◆ **Exercise aim**: Give the material once more, word for word, without any images.
########################################
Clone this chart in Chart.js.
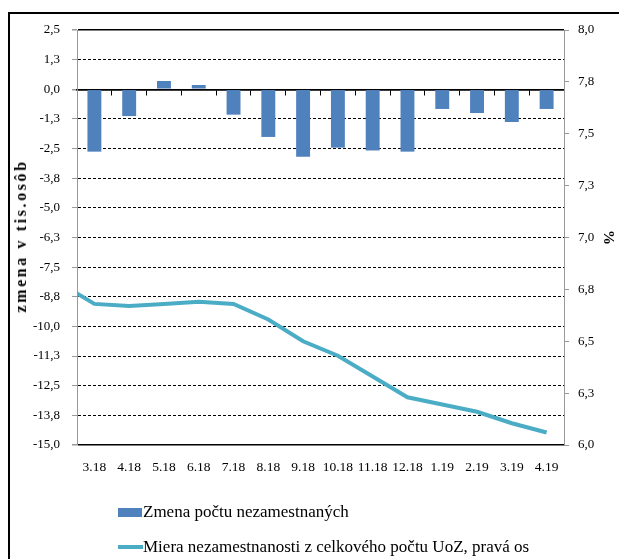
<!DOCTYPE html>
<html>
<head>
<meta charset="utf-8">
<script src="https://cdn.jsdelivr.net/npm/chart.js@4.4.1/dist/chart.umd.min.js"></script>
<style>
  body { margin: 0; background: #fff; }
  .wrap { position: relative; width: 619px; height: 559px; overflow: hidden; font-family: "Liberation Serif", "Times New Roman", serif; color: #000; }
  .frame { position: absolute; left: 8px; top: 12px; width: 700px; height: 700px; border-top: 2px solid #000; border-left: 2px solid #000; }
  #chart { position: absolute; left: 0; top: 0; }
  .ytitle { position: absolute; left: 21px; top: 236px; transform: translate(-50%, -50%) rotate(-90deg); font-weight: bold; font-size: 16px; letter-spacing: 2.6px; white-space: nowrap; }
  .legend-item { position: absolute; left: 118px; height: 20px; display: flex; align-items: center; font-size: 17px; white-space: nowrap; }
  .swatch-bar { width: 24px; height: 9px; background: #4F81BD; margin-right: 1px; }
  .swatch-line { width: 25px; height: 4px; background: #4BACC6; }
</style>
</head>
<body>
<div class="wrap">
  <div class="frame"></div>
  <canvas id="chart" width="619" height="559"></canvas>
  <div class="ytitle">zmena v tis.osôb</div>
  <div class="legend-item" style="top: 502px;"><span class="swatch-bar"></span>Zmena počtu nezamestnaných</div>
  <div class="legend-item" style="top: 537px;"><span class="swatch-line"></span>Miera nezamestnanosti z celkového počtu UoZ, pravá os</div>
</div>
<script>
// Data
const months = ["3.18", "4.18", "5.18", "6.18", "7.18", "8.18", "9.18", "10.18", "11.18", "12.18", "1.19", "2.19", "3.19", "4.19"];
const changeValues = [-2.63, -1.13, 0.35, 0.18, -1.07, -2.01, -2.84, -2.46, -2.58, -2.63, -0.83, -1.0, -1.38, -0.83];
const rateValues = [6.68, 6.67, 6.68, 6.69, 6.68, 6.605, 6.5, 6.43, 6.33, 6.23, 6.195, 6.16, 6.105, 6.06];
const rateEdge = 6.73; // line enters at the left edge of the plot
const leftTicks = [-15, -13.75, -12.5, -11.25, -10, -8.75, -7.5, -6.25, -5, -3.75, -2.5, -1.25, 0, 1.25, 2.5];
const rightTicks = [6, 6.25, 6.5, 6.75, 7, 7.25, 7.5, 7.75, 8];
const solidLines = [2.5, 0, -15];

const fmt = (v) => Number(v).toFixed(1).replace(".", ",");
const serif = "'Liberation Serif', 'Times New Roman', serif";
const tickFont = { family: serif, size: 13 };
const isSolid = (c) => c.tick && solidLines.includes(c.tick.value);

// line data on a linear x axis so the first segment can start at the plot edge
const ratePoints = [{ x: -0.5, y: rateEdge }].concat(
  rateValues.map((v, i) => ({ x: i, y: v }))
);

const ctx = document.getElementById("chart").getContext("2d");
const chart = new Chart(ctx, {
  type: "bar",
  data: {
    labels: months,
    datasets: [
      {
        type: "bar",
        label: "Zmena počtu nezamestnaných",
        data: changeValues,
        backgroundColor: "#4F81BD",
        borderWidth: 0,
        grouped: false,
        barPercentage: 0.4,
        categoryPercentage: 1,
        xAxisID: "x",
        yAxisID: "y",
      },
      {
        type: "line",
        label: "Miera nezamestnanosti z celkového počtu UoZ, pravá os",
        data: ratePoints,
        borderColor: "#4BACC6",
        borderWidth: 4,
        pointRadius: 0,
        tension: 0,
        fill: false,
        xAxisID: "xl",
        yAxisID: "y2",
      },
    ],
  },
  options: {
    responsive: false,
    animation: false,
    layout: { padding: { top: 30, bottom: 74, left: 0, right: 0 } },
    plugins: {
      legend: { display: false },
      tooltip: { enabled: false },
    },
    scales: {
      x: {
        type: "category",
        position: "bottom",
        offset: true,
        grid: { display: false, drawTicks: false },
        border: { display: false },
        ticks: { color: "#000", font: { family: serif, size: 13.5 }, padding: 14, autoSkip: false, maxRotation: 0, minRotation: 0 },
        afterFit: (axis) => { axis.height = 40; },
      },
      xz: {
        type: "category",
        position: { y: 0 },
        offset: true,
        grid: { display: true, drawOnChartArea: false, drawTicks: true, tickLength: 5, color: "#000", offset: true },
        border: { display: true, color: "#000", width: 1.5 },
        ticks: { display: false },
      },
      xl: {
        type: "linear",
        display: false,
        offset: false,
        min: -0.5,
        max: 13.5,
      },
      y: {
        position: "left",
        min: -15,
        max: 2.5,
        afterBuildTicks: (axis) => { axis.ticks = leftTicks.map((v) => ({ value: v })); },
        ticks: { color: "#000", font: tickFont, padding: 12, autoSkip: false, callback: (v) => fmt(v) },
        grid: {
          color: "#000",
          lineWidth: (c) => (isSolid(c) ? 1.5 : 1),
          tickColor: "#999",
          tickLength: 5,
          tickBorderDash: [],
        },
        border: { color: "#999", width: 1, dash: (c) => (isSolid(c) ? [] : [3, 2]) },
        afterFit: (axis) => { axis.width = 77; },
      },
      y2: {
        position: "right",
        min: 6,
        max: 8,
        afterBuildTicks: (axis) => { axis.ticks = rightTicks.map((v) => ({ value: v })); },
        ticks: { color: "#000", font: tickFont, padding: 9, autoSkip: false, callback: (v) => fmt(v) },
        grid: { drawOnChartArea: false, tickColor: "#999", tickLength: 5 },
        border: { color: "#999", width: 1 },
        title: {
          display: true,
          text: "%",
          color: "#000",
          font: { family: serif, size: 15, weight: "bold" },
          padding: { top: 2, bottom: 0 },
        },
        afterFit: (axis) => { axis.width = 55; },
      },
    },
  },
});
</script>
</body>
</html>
########################################
◆ **The response**:
Clone this chart in Chart.js.
<!DOCTYPE html>
<html>
<head>
<meta charset="utf-8">
<script src="https://cdn.jsdelivr.net/npm/chart.js@4.4.1/dist/chart.umd.min.js"></script>
<style>
  body { margin: 0; background: #fff; }
  .wrap { position: relative; width: 619px; height: 559px; overflow: hidden; font-family: "Liberation Serif", "Times New Roman", serif; color: #000; }
  .frame { position: absolute; left: 8px; top: 12px; width: 700px; height: 700px; border-top: 2px solid #000; border-left: 2px solid #000; }
  #chart { position: absolute; left: 0; top: 0; }
  .ytitle { position: absolute; left: 21px; top: 236px; transform: translate(-50%, -50%) rotate(-90deg); font-weight: bold; font-size: 16px; letter-spacing: 2.6px; white-space: nowrap; }
  .legend-item { position: absolute; left: 118px; height: 20px; display: flex; align-items: center; font-size: 17px; white-space: nowrap; }
  .swatch-bar { width: 24px; height: 9px; background: #4F81BD; margin-right: 1px; }
  .swatch-line { width: 25px; height: 4px; background: #4BACC6; }
</style>
</head>
<body>
<div class="wrap">
  <div class="frame"></div>
  <canvas id="chart" width="619" height="559"></canvas>
  <div class="ytitle">zmena v tis.osôb</div>
  <div class="legend-item" style="top: 502px;"><span class="swatch-bar"></span>Zmena počtu nezamestnaných</div>
  <div class="legend-item" style="top: 537px;"><span class="swatch-line"></span>Miera nezamestnanosti z celkového počtu UoZ, pravá os</div>
</div>
<script>
// Data
const months = ["3.18", "4.18", "5.18", "6.18", "7.18", "8.18", "9.18", "10.18", "11.18", "12.18", "1.19", "2.19", "3.19", "4.19"];
const changeValues = [-2.63, -1.13, 0.35, 0.18, -1.07, -2.01, -2.84, -2.46, -2.58, -2.63, -0.83, -1.0, -1.38, -0.83];
const rateValues = [6.68, 6.67, 6.68, 6.69, 6.68, 6.605, 6.5, 6.43, 6.33, 6.23, 6.195, 6.16, 6.105, 6.06];
const rateEdge = 6.73; // line enters at the left edge of the plot
const leftTicks = [-15, -13.75, -12.5, -11.25, -10, -8.75, -7.5, -6.25, -5, -3.75, -2.5, -1.25, 0, 1.25, 2.5];
const rightTicks = [6, 6.25, 6.5, 6.75, 7, 7.25, 7.5, 7.75, 8];
const solidLines = [2.5, 0, -15];

const fmt = (v) => Number(v).toFixed(1).replace(".", ",");
const serif = "'Liberation Serif', 'Times New Roman', serif";
const tickFont = { family: serif, size: 13 };
const isSolid = (c) => c.tick && solidLines.includes(c.tick.value);

// line data on a linear x axis so the first segment can start at the plot edge
const ratePoints = [{ x: -0.5, y: rateEdge }].concat(
  rateValues.map((v, i) => ({ x: i, y: v }))
);

const ctx = document.getElementById("chart").getContext("2d");
const chart = new Chart(ctx, {
  type: "bar",
  data: {
    labels: months,
    datasets: [
      {
        type: "bar",
        label: "Zmena počtu nezamestnaných",
        data: changeValues,
        backgroundColor: "#4F81BD",
        borderWidth: 0,
        grouped: false,
        barPercentage: 0.4,
        categoryPercentage: 1,
        xAxisID: "x",
        yAxisID: "y",
      },
      {
        type: "line",
        label: "Miera nezamestnanosti z celkového počtu UoZ, pravá os",
        data: ratePoints,
        borderColor: "#4BACC6",
        borderWidth: 4,
        pointRadius: 0,
        tension: 0,
        fill: false,
        xAxisID: "xl",
        yAxisID: "y2",
      },
    ],
  },
  options: {
    responsive: false,
    animation: false,
    layout: { padding: { top: 30, bottom: 74, left: 0, right: 0 } },
    plugins: {
      legend: { display: false },
      tooltip: { enabled: false },
    },
    scales: {
      x: {
        type: "category",
        position: "bottom",
        offset: true,
        grid: { display: false, drawTicks: false },
        border: { display: false },
        ticks: { color: "#000", font: { family: serif, size: 13.5 }, padding: 14, autoSkip: false, maxRotation: 0, minRotation: 0 },
        afterFit: (axis) => { axis.height = 40; },
      },
      xz: {
        type: "category",
        position: { y: 0 },
        offset: true,
        grid: { display: true, drawOnChartArea: false, drawTicks: true, tickLength: 5, color: "#000", offset: true },
        border: { display: true, color: "#000", width: 1.5 },
        ticks: { display: false },
      },
      xl: {
        type: "linear",
        display: false,
        offset: false,
        min: -0.5,
        max: 13.5,
      },
      y: {
        position: "left",
        min: -15,
        max: 2.5,
        afterBuildTicks: (axis) => { axis.ticks = leftTicks.map((v) => ({ value: v })); },
        ticks: { color: "#000", font: tickFont, padding: 12, autoSkip: false, callback: (v) => fmt(v) },
        grid: {
          color: "#000",
          lineWidth: (c) => (isSolid(c) ? 1.5 : 1),
          tickColor: "#999",
          tickLength: 5,
          tickBorderDash: [],
        },
        border: { color: "#999", width: 1, dash: (c) => (isSolid(c) ? [] : [3, 2]) },
        afterFit: (axis) => { axis.width = 77; },
      },
      y2: {
        position: "right",
        min: 6,
        max: 8,
        afterBuildTicks: (axis) => { axis.ticks = rightTicks.map((v) => ({ value: v })); },
        ticks: { color: "#000", font: tickFont, padding: 9, autoSkip: false, callback: (v) => fmt(v) },
        grid: { drawOnChartArea: false, tickColor: "#999", tickLength: 5 },
        border: { color: "#999", width: 1 },
        title: {
          display: true,
          text: "%",
          color: "#000",
          font: { family: serif, size: 15, weight: "bold" },
          padding: { top: 2, bottom: 0 },
        },
        afterFit: (axis) => { axis.width = 55; },
      },
    },
  },
});
</script>
</body>
</html>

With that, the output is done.